結局高額転売がないというだけで、定価でチケットを手に入れることは難しくなってくるわけですね。
ユーザーは結局SNSやオークションに流れていく
この流れは、もう揺るがない法則のようになっています。
仮に5,000円のチケットをチケトレで買おうとしても、手数料で650円かかる。ということは、プラス送料がかかるので、最終的には6,000円を超える可能性もありますね。
しかし、こういう世情になってしまった以上、サービス提供の厳格化は否めないと思います。
安室奈美恵の引退前のラストツアーの事例
実はそんなチケット転売市場について、高額転売ゼロを実現したのが、安室奈美恵の「namie amuro Final Tour 2018 ~Finally~」です。
チケットはすべてチケットボードというサイトで販売し、購入時にかなりの制約を購入者に課しています。
購入者への具体的な施作
- 購入時に行く人全員の名義を登録義務
- 行く人の変更は不可
- QRコードを表示できるスマホか携帯電話
- 運転免許証かパスポートなどの公的証明書を必須
逆に言うと、ここまでしないと高額転売は防げないということです。
また、本人確認を厳格化すれば、ファンにしわ寄せがいくのは確実です。
身分証明証を忘れたという理由で入場できなかった人も実際いたそうです。
次に問題になったのが設営費用です。
確認事項が多くなる=スタッフの増員が必須であることに加え、QRコードの読み取り機械の増設は必須です。
安室奈美恵のラストライブというネームバリューもあったからこそ実現できた事例ですが、他のライブで同じ様にできるかというと、そうでもなさそうです。

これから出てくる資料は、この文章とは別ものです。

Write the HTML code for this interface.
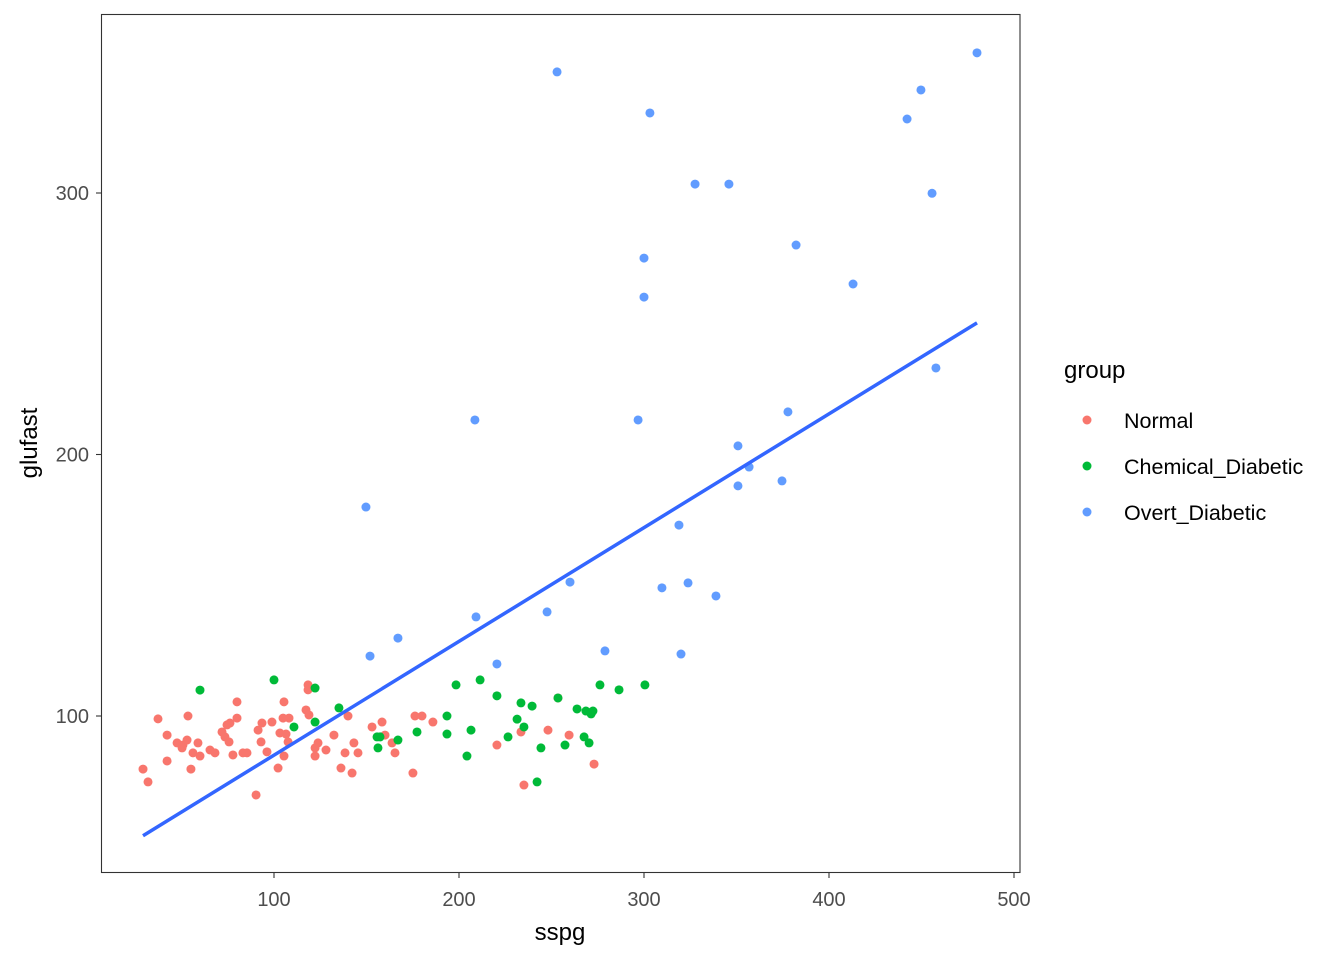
<!DOCTYPE html>
<html><head><meta charset="utf-8"><style>
html,body{margin:0;padding:0;background:#fff;}
svg{display:block;font-family:"Liberation Sans",Arial,sans-serif;}
</style></head><body>
<svg id="chart" width="1344" height="960" viewBox="0 0 1344 960" xmlns="http://www.w3.org/2000/svg">
<rect x="0" y="0" width="1344" height="960" fill="#fff"/>
<g id="marks"></g>
<rect x="101.5" y="14.5" width="918.5" height="858" fill="none" stroke="#333" stroke-width="1.1"/>
<g id="axes"></g>
<text x="560" y="940" font-size="24" text-anchor="middle" fill="#000">sspg</text>
<text transform="translate(37,443) rotate(-90)" font-size="24" text-anchor="middle" fill="#000">glufast</text>
<g>
<text x="1064" y="378" font-size="24" fill="#000">group</text>
<g><circle cx="1087" cy="420" r="4.5" fill="#F8766D"/><text x="1124" y="428" font-size="21.5" fill="#000">Normal</text></g>
<g><circle cx="1087" cy="466" r="4.5" fill="#00BA38"/><text x="1124" y="474" font-size="21.5" fill="#000">Chemical_Diabetic</text></g>
<g><circle cx="1087" cy="512" r="4.5" fill="#619CFF"/><text x="1124" y="520" font-size="21.5" fill="#000">Overt_Diabetic</text></g>
</g>
</svg>
<script>
const normalX=[37.3,53.5,42.2,80,29.2,31.9,42.2,55.1,47.6,50.8,50.3,53,58.9,56.2,60,65.4,68.1,71.9,74.6,76.2,80,73.5,75.7,77.8,83.2,85.4,90.3,91.4,93.5,98.9,93,96.2,102.2,105.4,104.9,108.1,103.2,106.5,107.6,105.4,118.4,118.4,117.3,118.9,122.2,123.8,122.2,128.1,132.4,136.2,142.2,138.4,143.2,145.4,140,153,158.4,160,165.4,163.8,175.1,176.2,180,185.9,233.5,220.5,248.1,259.5,273,235.1,253.5];
const normalY=[98.9,100,92.7,105.4,79.7,74.8,82.8,79.7,89.7,88.9,87.8,90.8,89.7,85.9,84.7,87,85.9,93.9,96.6,97.3,99.2,92,90.1,85.1,85.9,85.9,69.8,94.6,97.3,97.7,90.1,86.3,80.1,105.4,99.2,99.2,93.5,93.1,90.1,84.7,111.9,110,102.3,100.4,87.8,89.7,84.7,87,92.7,80.1,78.2,85.9,89.7,85.9,100,95.8,97.7,92.7,85.9,89.7,78.2,100,100,97.7,93.9,88.9,94.6,92.7,81.6,73.6,106.9];
const chemX=[60,100,122.2,110.8,122.2,135.1,155.7,157.3,156.2,167,177.3,193.5,193.5,198.4,211.4,220.5,233.5,239.5,253.5,206.5,204.3,226.5,231.4,235.1,244.3,257.3,242.2,263.8,268.6,272.4,271.4,267.6,270.3,276.2,286.5,300.5];
const chemY=[109.9,113.8,110.7,95.8,97.7,103.1,92,92,87.8,90.8,93.9,100,93.1,111.9,113.8,107.7,105,103.8,106.9,94.6,84.7,92,98.8,95.8,87.8,88.9,74.8,102.7,101.9,101.9,100.8,92,89.7,111.9,110,111.9];
const overtX=[253,303.2,327.6,345.9,300,300,296.8,208.6,149.7,151.9,167,209.2,220.5,247.6,260,278.9,309.7,323.8,320,318.9,338.9,350.8,350.8,356.8,374.6,377.8,382.2,413,442.2,449.7,455.7,457.8,480];
const overtY=[346.3,330.6,303.4,303.4,275.1,260.2,213.2,213.2,179.9,122.9,129.8,137.9,119.9,139.8,151.2,124.9,149,150.9,123.7,173,145.9,203.3,188,195.2,189.9,216.3,280.1,265.2,328.3,339.4,299.9,233.1,353.6];
const xTicks=[100,200,300,400,500];
const yTicks=[100,200,300];
const groups=[["normal",normalX,normalY,"#F8766D"],["chemical-diabetic",chemX,chemY,"#00BA38"],["overt-diabetic",overtX,overtY,"#619CFF"]];
const NS="http://www.w3.org/2000/svg";
function sx(v){return 89+v*1.85;}
function sy(v){return 977.5-v*2.615;}
const marks=document.getElementById('marks');
const axes=document.getElementById('axes');
let allX=[],allY=[];
groups.forEach(g=>{g[1].forEach((x,i)=>{
  const c=document.createElementNS(NS,'circle');
  c.setAttribute('cx',sx(x));c.setAttribute('cy',sy(g[2][i]));c.setAttribute('r',4.5);c.setAttribute('fill',g[3]);
  
  
  marks.appendChild(c);allX.push(x);allY.push(g[2][i]);
});});
const n=allX.length;const mx=allX.reduce((a,b)=>a+b,0)/n;const my=allY.reduce((a,b)=>a+b,0)/n;
let sxy=0,sxx=0;for(let i=0;i<n;i++){sxy+=(allX[i]-mx)*(allY[i]-my);sxx+=(allX[i]-mx)**2;}
const b=sxy/sxx,a=my-b*mx;const x0=Math.min(...allX),x1=Math.max(...allX);
const ln=document.createElementNS(NS,'line');
ln.setAttribute('x1',sx(x0));ln.setAttribute('y1',sy(a+b*x0));ln.setAttribute('x2',sx(x1));ln.setAttribute('y2',sy(a+b*x1));
ln.setAttribute('stroke','#3366FF');ln.setAttribute('stroke-width',3.5);


marks.appendChild(ln);
xTicks.forEach(t=>{
  const l=document.createElementNS(NS,'line');
  l.setAttribute('x1',sx(t));l.setAttribute('x2',sx(t));l.setAttribute('y1',872.5);l.setAttribute('y2',878);l.setAttribute('stroke','#333');l.setAttribute('stroke-width',1.1);
  
  
  axes.appendChild(l);
  const tx=document.createElementNS(NS,'text');
  tx.setAttribute('x',sx(t));tx.setAttribute('y',906);tx.setAttribute('text-anchor','middle');tx.setAttribute('font-size',20);tx.setAttribute('fill','#4d4d4d');tx.textContent=t;
  
  
  axes.appendChild(tx);
});
yTicks.forEach(t=>{
  const l=document.createElementNS(NS,'line');
  l.setAttribute('x1',96);l.setAttribute('x2',101.5);l.setAttribute('y1',sy(t));l.setAttribute('y2',sy(t));l.setAttribute('stroke','#333');l.setAttribute('stroke-width',1.1);
  
  
  axes.appendChild(l);
  const tx=document.createElementNS(NS,'text');
  tx.setAttribute('x',89);tx.setAttribute('y',sy(t)+7);tx.setAttribute('text-anchor','end');tx.setAttribute('font-size',20);tx.setAttribute('fill','#4d4d4d');tx.textContent=t;
  
  
  axes.appendChild(tx);
});
</script>
</body></html>
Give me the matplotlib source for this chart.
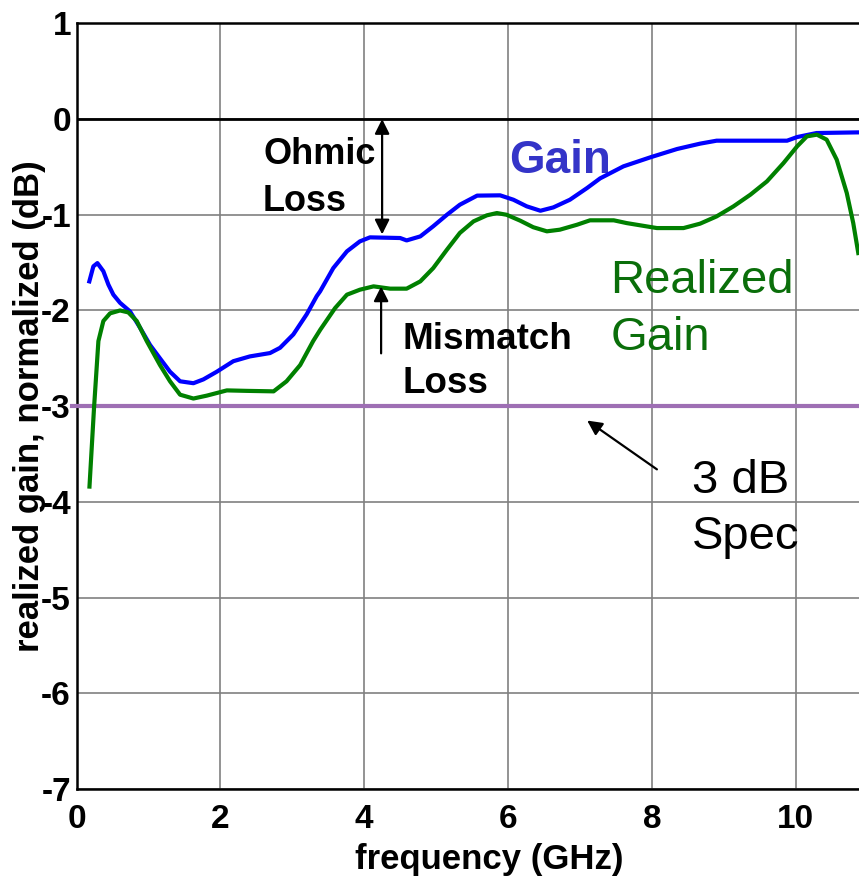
import matplotlib
matplotlib.use("Agg")
import matplotlib.pyplot as plt

# ---------------- data ----------------
freq_gain = [0.178, 0.234, 0.29, 0.373, 0.443, 0.512, 0.605, 0.744, 0.883, 1.022,
             1.16, 1.30, 1.44, 1.625, 1.764, 1.95, 2.18, 2.41, 2.69, 2.83,
             3.015, 3.20, 3.34, 3.387, 3.57, 3.76, 3.94, 4.08, 4.50, 4.59,
             4.78, 4.96, 5.15, 5.33, 5.57, 5.89, 6.075, 6.26, 6.45, 6.63,
             6.86, 7.10, 7.28, 7.605, 7.99, 8.35, 8.67, 8.90, 9.88, 10.02,
             10.29, 10.88]
gain = [-1.696, -1.539, -1.505, -1.59, -1.73, -1.835, -1.92, -2.01, -2.18, -2.36,
        -2.50, -2.64, -2.74, -2.76, -2.72, -2.64, -2.53, -2.48, -2.445, -2.39,
        -2.25, -2.04, -1.85, -1.80, -1.557, -1.382, -1.278, -1.236, -1.243, -1.268,
        -1.226, -1.12, -1.00, -0.895, -0.80, -0.797, -0.843, -0.912, -0.958, -0.923,
        -0.843, -0.72, -0.62, -0.494, -0.397, -0.313, -0.257, -0.226, -0.226, -0.188,
        -0.146, -0.139]

freq_real = [0.18, 0.243, 0.304, 0.373, 0.466, 0.605, 0.72, 0.837, 0.976, 1.16,
             1.30, 1.44, 1.625, 1.81, 2.09, 2.37, 2.74, 2.92, 3.11, 3.29,
             3.39, 3.595, 3.76, 3.94, 4.13, 4.36, 4.59, 4.78, 4.96, 5.15,
             5.33, 5.52, 5.705, 5.845, 5.98, 6.17, 6.35, 6.54, 6.72, 6.96,
             7.14, 7.47, 7.65, 8.07, 8.44, 8.67, 8.90, 9.135, 9.37, 9.60,
             9.83, 10.02, 10.155, 10.295, 10.43, 10.57, 10.71, 10.80, 10.87]
realized_gain = [-3.84, -3.02, -2.32, -2.11, -2.03, -2.00, -2.02, -2.11, -2.32, -2.57,
                 -2.74, -2.88, -2.92, -2.89, -2.835, -2.84, -2.845, -2.74, -2.57, -2.32,
                 -2.20, -1.975, -1.835, -1.783, -1.748, -1.772, -1.772, -1.696, -1.557, -1.365,
                 -1.19, -1.069, -1.006, -0.982, -1.00, -1.062, -1.13, -1.173, -1.156, -1.104,
                 -1.058, -1.058, -1.087, -1.139, -1.139, -1.093, -1.017, -0.912, -0.79, -0.651,
                 -0.46, -0.285, -0.181, -0.163, -0.215, -0.424, -0.773, -1.087, -1.40]

spec_level = -3
x_ticks = [0, 2, 4, 6, 8, 10]
x_tick_labels = ["0", "2", "4", "6", "8", "10"]
y_ticks = [-7, -6, -5, -4, -3, -2, -1, 0, 1]
y_tick_labels = ["-7", "-6", "-5", "-4", "-3", "-2", "-1", "0", "1"]

# ---------------- figure ----------------
plt.rcParams['font.family'] = ['Liberation Sans', 'DejaVu Sans']
plt.rcParams['axes.unicode_minus'] = False

fig = plt.figure(figsize=(8.59, 8.81), dpi=100)
ax = fig.add_axes([0.0891, 0.1044, 0.9109, 0.8691])
ax.set_xlim(0, 10.88)
ax.set_ylim(-7, 1)

ax.set_xticks(x_ticks)
ax.set_xticklabels(x_tick_labels, fontsize=24, fontweight='bold')
ax.set_yticks(y_ticks)
ax.set_yticklabels(y_tick_labels, fontsize=24, fontweight='bold')
ax.tick_params(axis='both', length=0)
ax.tick_params(axis='x', pad=11)
ax.tick_params(axis='y', pad=4)

ax.grid(True, color='#808080', linewidth=1.2)
ax.set_axisbelow(True)
for side in ['left', 'bottom', 'top']:
    ax.spines[side].set_color('black')
    ax.spines[side].set_linewidth(1.8)
ax.spines['right'].set_visible(False)

ax.axhline(0, color='black', linewidth=2.0, zorder=2)
ax.plot([-0.06, 10.88], [spec_level, spec_level], color='#9e6fb4', linewidth=3.0,
        clip_on=False, zorder=3)

ax.plot(freq_gain, gain, color='#0000ff', linewidth=3.0, zorder=4,
        solid_joinstyle='round')
ax.plot(freq_real, realized_gain, color='#008000', linewidth=3.0, zorder=4,
        solid_joinstyle='round')

ax.set_xlabel('frequency (GHz)', fontsize=25, fontweight='bold')
ax.xaxis.set_label_coords(0.527, -0.071)
ax.set_ylabel('realized gain, normalized (dB)', fontsize=25, fontweight='bold')
ax.yaxis.set_label_coords(-0.039, 0.5)

# ---------------- annotations ----------------
ax.text(2.594, -0.473, 'Ohmic', fontsize=26, fontweight='bold', color='black', va='baseline')
ax.text(2.594, -0.964, 'Loss', fontsize=26, fontweight='bold', color='black', va='baseline')
ax.text(4.527, -2.406, 'Mismatch', fontsize=26.5, fontweight='bold', color='black', va='baseline')
ax.text(4.527, -2.866, 'Loss', fontsize=26.5, fontweight='bold', color='black', va='baseline')
ax.text(6.02, -0.567, 'Gain', fontsize=33, fontweight='bold', color='#3434c8', va='baseline')
ax.text(7.42, -1.821, 'Realized', fontsize=34, color='#0a6e0a', va='baseline')
ax.text(7.42, -2.417, 'Gain', fontsize=34, color='#0a6e0a', va='baseline')
ax.text(8.56, -3.911, '3 dB', fontsize=34, color='black', va='baseline')
ax.text(8.56, -4.496, 'Spec', fontsize=34, color='black', va='baseline')

ax.annotate('', xy=(4.249, -1.205), xytext=(4.249, 0.0),
            arrowprops=dict(arrowstyle='<|-|>', color='black', lw=1.6,
                            mutation_scale=22, shrinkA=0, shrinkB=0), zorder=5)
ax.annotate('', xy=(4.235, -1.749), xytext=(4.235, -2.448),
            arrowprops=dict(arrowstyle='-|>', color='black', lw=1.6,
                            mutation_scale=22, shrinkA=0, shrinkB=0), zorder=5)
ax.annotate('', xy=(7.10, -3.15), xytext=(8.07, -3.66),
            arrowprops=dict(arrowstyle='-|>', color='black', lw=1.6,
                            mutation_scale=22, shrinkA=0, shrinkB=0), zorder=5)

fig.savefig('out.png', dpi=100)
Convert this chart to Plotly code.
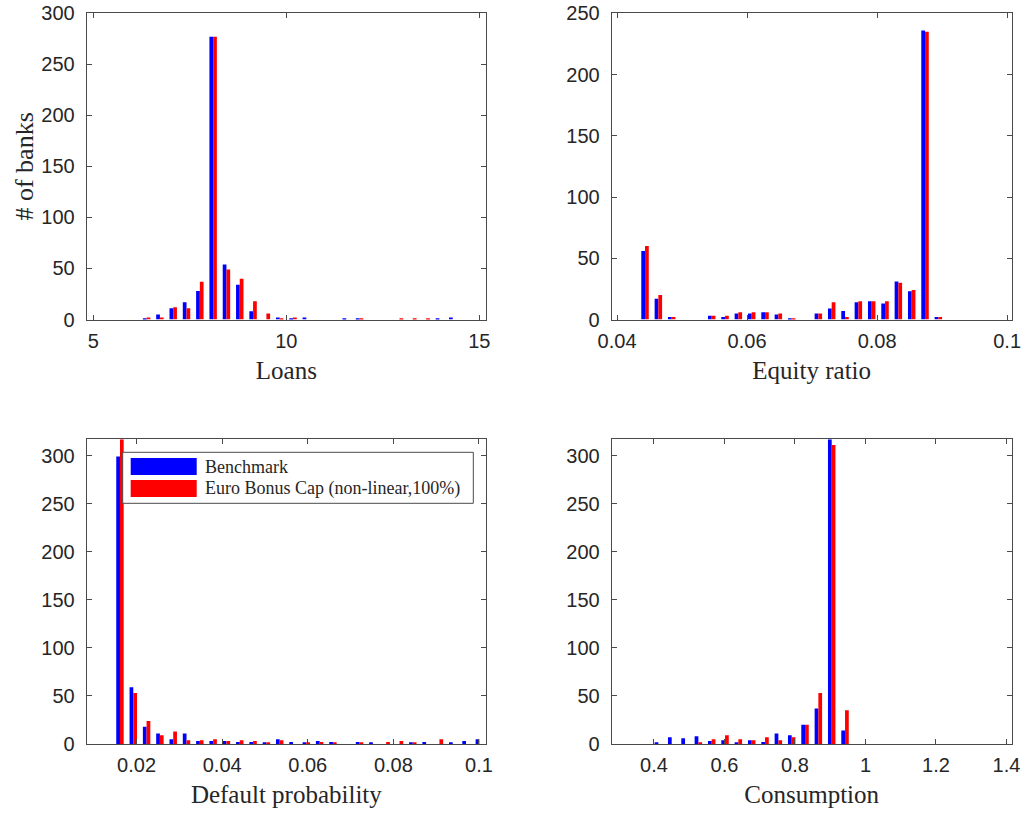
import plotly.graph_objects as go
from plotly.subplots import make_subplots

# ---------------- data ----------------
series_names = ["Benchmark", "Euro Bonus Cap (non-linear,100%)"]

# histogram bins (first bin centre, bin width), 30 bins each
loans_bins = (5.0, 10 / 29)
equity_bins = (0.0402, 0.002051)
default_bins = (0.0099, 0.00311)
consumption_bins = (0.299, 0.03783)
n_bins = 30

loans_benchmark = [0, 0, 0, 0, 1, 5, 11, 17, 28, 277, 54, 34, 8, 0, 2,
                   1, 2, 0, 0, 1, 1, 0, 0, 0, 0, 0, 1, 2, 0, 0]
loans_cap = [0, 0, 0, 0, 2, 2, 12, 11, 37, 277, 49, 40, 18, 6, 1,
             2, 0, 0, 0, 0, 1, 0, 0, 1, 1, 1, 0, 0, 0, 0]

equity_benchmark = [0, 0, 56, 17, 2, 0, 0, 3, 2, 5, 5, 6, 4, 1, 0,
                    5, 9, 7, 14, 15, 13, 31, 23, 236, 2, 0, 0, 0, 0, 0]
equity_cap = [0, 0, 60, 20, 2, 0, 0, 3, 3, 6, 6, 6, 5, 1, 0,
              5, 14, 2, 15, 15, 15, 30, 24, 235, 2, 0, 0, 0, 0, 0]

default_benchmark = [0, 0, 299, 59, 18, 11, 5, 11, 3, 3, 3, 2, 2, 1, 5,
                     2, 1, 3, 2, 0, 2, 1, 0, 0, 1, 2, 0, 1, 3, 5]
default_cap = [0, 0, 317, 53, 24, 9, 13, 4, 4, 5, 3, 4, 3, 1, 4,
               0, 1, 2, 1, 0, 1, 0, 2, 3, 1, 0, 5, 0, 0, 0]

consumption_benchmark = [0, 0, 0, 1, 7, 6, 8, 3, 4, 1, 4, 2, 11, 9, 20,
                         37, 317, 14, 0, 0, 0, 0, 0, 0, 0, 0, 0, 0, 0, 0]
consumption_cap = [0, 0, 0, 0, 0, 0, 1, 5, 9, 5, 4, 7, 4, 7, 20,
                   53, 311, 35, 0, 0, 0, 0, 0, 0, 0, 0, 0, 0, 0, 0]

loans_xticks = [5, 10, 15]
equity_xticks = [0.04, 0.06, 0.08, 0.1]
equity_xlabels = ["0.04", "0.06", "0.08", "0.1"]
default_xticks = [0.02, 0.04, 0.06, 0.08, 0.1]
default_xlabels = ["0.02", "0.04", "0.06", "0.08", "0.1"]
consumption_xticks = [0.4, 0.6, 0.8, 1.0, 1.2, 1.4]
consumption_xlabels = ["0.4", "0.6", "0.8", "1", "1.2", "1.4"]

x_titles = ["Loans", "Equity ratio", "Default probability", "Consumption"]
y_title = "# of banks"

# ---------------- figure ----------------
BLUE = "#0000FF"
RED = "#FF0000"
AX = "#4a4a4a"
TXT = "#262626"
SANS = "Liberation Sans, Arial, sans-serif"
SERIF = "Liberation Serif, Times New Roman, serif"


def centers(bins):
    c0, w = bins
    return [c0 + i * w for i in range(n_bins)]


def xrange(bins):
    c0, w = bins
    return [c0 - w / 2, c0 + (n_bins - 1) * w + w / 2]


panels = [
    (loans_bins, loans_benchmark, loans_cap, loans_xticks, [str(t) for t in loans_xticks], [0, 300]),
    (equity_bins, equity_benchmark, equity_cap, equity_xticks, equity_xlabels, [0, 250]),
    (default_bins, default_benchmark, default_cap, default_xticks, default_xlabels, [0, 317]),
    (consumption_bins, consumption_benchmark, consumption_cap, consumption_xticks, consumption_xlabels, [0, 317]),
]

fig = make_subplots(rows=2, cols=2)

W, H = 1026, 815
xdom = [[86.7 / W, 486 / W], [611.7 / W, 1011.7 / W]]
ydom = [[1 - 319.5 / H, 1 - 13.3 / H], [1 - 744 / H, 1 - 439.3 / H]]

for k, (bins, b, c, xt, xl, yr) in enumerate(panels):
    r, col = k // 2 + 1, k % 2 + 1
    xs = centers(bins)
    fig.add_trace(go.Bar(x=xs, y=b, name=series_names[0], marker=dict(color=BLUE, line=dict(width=0)),
                         showlegend=False), row=r, col=col)
    fig.add_trace(go.Bar(x=xs, y=c, name=series_names[1], marker=dict(color=RED, line=dict(width=0)),
                         showlegend=False), row=r, col=col)
    xa = "xaxis" if k == 0 else f"xaxis{k+1}"
    ya = "yaxis" if k == 0 else f"yaxis{k+1}"
    fig.layout[xa].update(
        domain=xdom[col - 1], range=xrange(bins), tickvals=xt, ticktext=xl, automargin=False,
        ticks="inside", ticklen=5, tickcolor=AX, showline=True, linecolor=AX, linewidth=1,
        mirror="ticks", showgrid=False, zeroline=False, ticklabelstandoff=3,
        tickfont=dict(family=SANS, size=20, color=TXT),
        title=dict(text=x_titles[k], font=dict(family=SERIF, size=25, color=TXT), standoff=10),
    )
    fig.layout[ya].update(
        domain=ydom[r - 1], range=yr, tickvals=list(range(0, yr[1] + 1, 50)), automargin=False,
        ticks="inside", ticklen=5, tickcolor=AX, showline=True, linecolor=AX, linewidth=1,
        mirror="ticks", showgrid=False, zeroline=False, ticklabelstandoff=7,
        tickfont=dict(family=SANS, size=20, color=TXT),
    )

fig.layout.yaxis.title = dict(text=y_title, font=dict(family=SERIF, size=26, color=TXT), standoff=0)

# legend box inside the "Default probability" panel
lx0, lx1 = 122.7 / W, 473.3 / W
ly0, ly1 = 1 - 503.3 / H, 1 - 452.3 / H
fig.add_shape(type="rect", xref="paper", yref="paper", x0=lx0, x1=lx1, y0=ly0, y1=ly1,
              line=dict(color=AX, width=1), fillcolor="white")
sw = [(458, 475, BLUE), (480, 497, RED)]
for (t, btm, colr), name in zip(sw, series_names):
    fig.add_shape(type="rect", xref="paper", yref="paper", x0=130.7 / W, x1=196.7 / W,
                  y0=1 - btm / H, y1=1 - t / H, line=dict(width=0), fillcolor=colr)
    fig.add_annotation(xref="paper", yref="paper", x=202.7 / W, y=1 - (t + btm) / 2 / H,
                       text=name, showarrow=False, xanchor="left", yanchor="middle",
                       font=dict(family=SERIF, size=18, color=TXT))

fig.update_layout(
    width=W, height=H, margin=dict(l=0, r=0, t=0, b=0, autoexpand=False),
    paper_bgcolor="white", plot_bgcolor="white",
    barmode="group", bargap=0.44, bargroupgap=0.0,
)

fig.write_html("out.html")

高額転売の防止施作の最上級例のような事例でしたが、もしかしたら今後はこのような内容が増える可能性もありそうですね。
主催者VSチケット転売業者の行く末
完全に終わりが見えませんが、一筋の光明が刺しましたね。
安室奈美恵のラストライブでの事例はかなり極端に移りましたが、逆に言えば「ここまでされれば高額転売もできない」ということの実例となりました。
あとは主催者側がどこまで実現できるかというところになります。
利益を得るためのライブにするのか、またはファンに自分を知ってもらうためのライブにするのか。
そのどちらに方向性が変わってくるかで結果も変わってくると思います。
マーケティング業界のフロントエンドかバックエンドか、そんな感覚に似ていますね。
むしろ個人的には、
「ここまで審査をくぐってきて、念願の安室奈美恵のラストライブに参戦できたんだ、きっと素晴らしいものに違いない!」
という達成感にもにた満足感が待っていると思います。
興行主催側には、ぜひそんなファン心理を汲み取ってもらって、売れるかどうかわからないからと攻めあぐねるようなことはしないように取り組んでいただきたいと思います。
チケトレがどんなに公正公平謳っていても、チケット購入時に手数料を取られては、ユーザーからすると大差ありません。
であれば、ユーザーが求めるのは、安室奈美恵のライブのような例です。
個人情報を扱うのでそれくらい厳しくてもいいと思います。
高額転売に怯えずに、安室奈美恵の事例を前向きに捉えていただきたいと思います。
それでは今日は以上となります。
最後までお読み頂き、ありがとうございました。